The few details known indicate a 12-man U.S. team accompanied Nigerien security forces on a routine mission near the Niger-Mali border when dozens of Islamic State fighters ambushed the group. The 12-man team was on a reconnaissance mission to develop intelligence on the whereabouts of ISIS leaders in the area.

U.S. and Nigerien forces took fire for approximately one hour before air support was requested, Chairman of the Joint Chiefs of Staff Joseph Dunford revealed in late October. After U.S. forces made the call for air support it took an additional one hour for French mirage jets to appear overhead, but the jets did not release any munitions on the ISIS militants.

During the hours-long engagement, Sgt. La David Johnson, a U.S. soldier on the mission, was separated from his unit and declared missing, three others were dead, and two were wounded. Five Nigerien security forces were also killed during the operation. U.S., French, and Nigerien forces remained in the mission area for nearly 48 hours before Johnson’s body was found on Oct. 6 by Nigerien forces.

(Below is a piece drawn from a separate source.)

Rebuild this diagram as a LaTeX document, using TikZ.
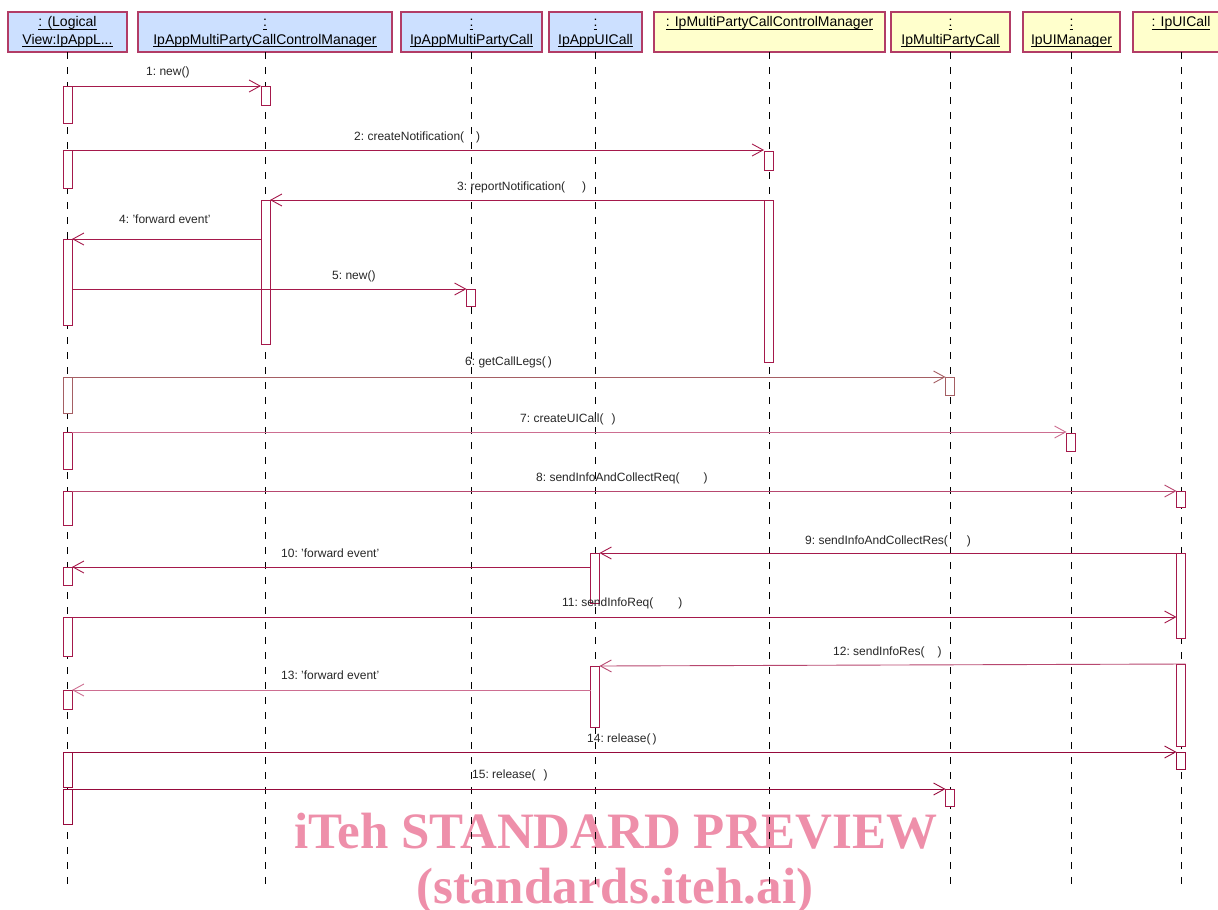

Local militants affiliated with ISIS is thought to be responsible for the attack and enemy contact was considered unlikely, Dunford also confirmed. U.S. forces do not accompany Nigerien forces on missions when enemy contact is expected, he added.

The ISIS affiliate is known as the Islamic State in the Greater Sahara and is led by Abu Walid al Sahrawi. Sahrawi has a long history with militant groups in Mali and at different times having associations with al-Qaida, running his own militia, and finally pledging allegiance to ISIS leader Abu Bakr al-Baghdadi in May 2015.